Auberge du Cheval Blanc, Westhalten

In France, Michelin stars count for a lot. There’s always plenty of noise about the restaurants that just got their first one – this year in our neck of the woods it was L’Alchemille in Kaysersberg and Julien Binz in Ammerschwihr. News also comes of the ones that have held three of them for as long as anyone can remember – L’Auberge de l’Ill in Illhauesern celebrated 50 years in the stellar firmament earlier in 2017 (see my article here in FT Weekend). Of late we’ve learnt of one chef – Sébastien Bras in Laguiole – who has three but wants to hand them back. (Not as unusual as the press – and Michelin – would have you believe: Olivier Roellinger in Cancale did the same years ago.) Less often do you hear of the ones who lose their star(s).

The Cheval Blanc in the tiny winegrowing village of Westhalten south of Colmar had one for ages but mislaid it in 2012. It must have been a blow for the Koehler family (Gilbert is in the kitchen with his wife Raymonde, son Jérome and daughter-in-law Caroline alternating front-of-house) but you’d never know it. It seems they just rolled up their sleeves, went ahead with doing up the dining room anyway (it looks great, light and bright, with plenty of white and dove-grey to offset the dark beams), and continue to sock it to their (many) faithful clients. We lunched there recently with friends from the US, on a recommendation from Marie Zusslin after a tasting at Domaine Valentin Zusslin in the nextdoor village, and came away wondering vaguely: “Stars? Who cares about stars?”


They do a startlingly good-value lunch menu (weekdays and Sunday nights) at €28 with a choice of 2 starters, 3 mains and then either cheese (from ace cheesemonger Jacky Quesnot in Colmar) or pudding. There was general approval of both starters (a plump little ‘eclair’ stuffed with mussels; a slow-cooked/low-temp, liquid-yolked egg concealed inside a foaming potato purée with ceps), while the party member who went off-piste with a foie gras 3-ways creation (€37) was visibly delighted with his choice. For mains, both the seasonal civet de chevreuil (a fork-tender venison stew in a red wine sauce) and the nuggets of guinea fowl wrapped up in crisp brik pastry with melting leeks were sure hits. Dessert was a variation on griotte cherries, with a coconut ice cream (all for €28, remember?).

There are loads more menu options at prices ranging from €47 to €91 and on Friday and Saturday evenings a 6-course menu at €54. The wrinklies get a special deal too: the Formules Senior offers 2 weekday lunch menus with all beverages included at €52 and €75.

The restaurant is a member of the Slow Food movement and makes a virtue of supporting the local farmers, fishermen, butchers, bakers – and winemakers.
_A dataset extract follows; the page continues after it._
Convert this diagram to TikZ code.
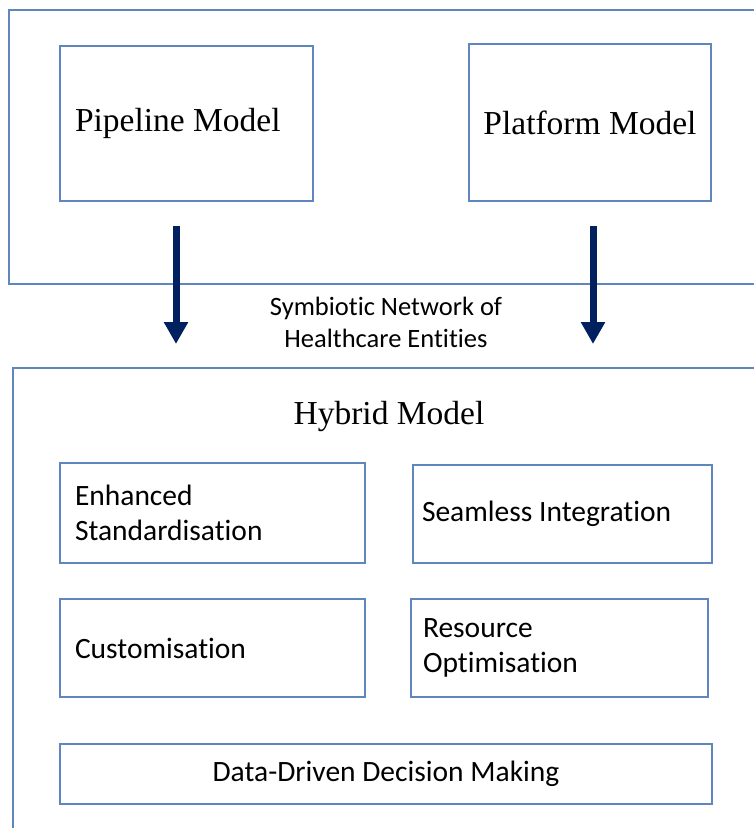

Cue for the wine list, which gets a special round of applause (you can see it here). All my favourite local producers are present: Zusslin in Orschwihr, Dirler-Cadé in Bergholtz, Agathe Bursin in Westhalten, the Murés in Rouffach and Paul Kubler in Soultzmatt (nice to be reminded of his wines, it’s too long since I visited…) and many more.

To my delight and astonishment – in case you don’t know, this is dismally rare in France – they serve lots by the glass, using the Coravin system to keep opened wines fresh. Entry-level, jug wines? A bit of Pinot Blanc, Riesling, Edelzwicker & Co? Far from it. Just picture the delight of our American friend for whom I’d organised a couple of days touring in the vineyards. He’d mailed me ahead of his visit that the one wine he’d really, really love to taste was the legendary Clos Sainte Hune (Trimbach) – only to find it on the Cheval Blanc’s list as an open wine (I think it was €15 per glass for the 2005 vintage, but I didn’t see the bill…). Other glass-wise hits included a succulent Muscat from Leon Baur in Eguisheim, a Pinot Gris from Paul Kubler and a Riesling from Josmeyer – not forgetting a Pinot Noir Clos St Landelin from Muré to go with the civet. Exemplary. Why don’t more restaurants do this?

Best news of all, specially for those of us who don’t live right next door: there’s a hotel too, with breakfasts of local fruit, yogurt, honey, bread and mini-kugelhopfs orchestrated by Raymonde Koehler, the chef’s wife. I’m looking forward to going back for one of those dinner options and staying over.

Restaurant Auberge du Cheval Blanc
20 rue de Rouffach, 68250 Westhalten.
Tel. 03 89 47 01 16
Closed Monday and Tuesday





One thought on “Auberge du Cheval Blanc, Westhalten

  1. It sounds like a wonderful place. We’ve only eaten at one Michelin restaurant in our life — in Fleurie in the Beaujolais. It was 2 stars, and we didn’t even know it was Michelin-starred when we reserved. We did have dinner at a restaurant in the Allier a number of years ago which deserved a star. It was a wonderful meal, and at the end I asked the owner why he didn’t have any stars. He said: “Go ask Michelin.”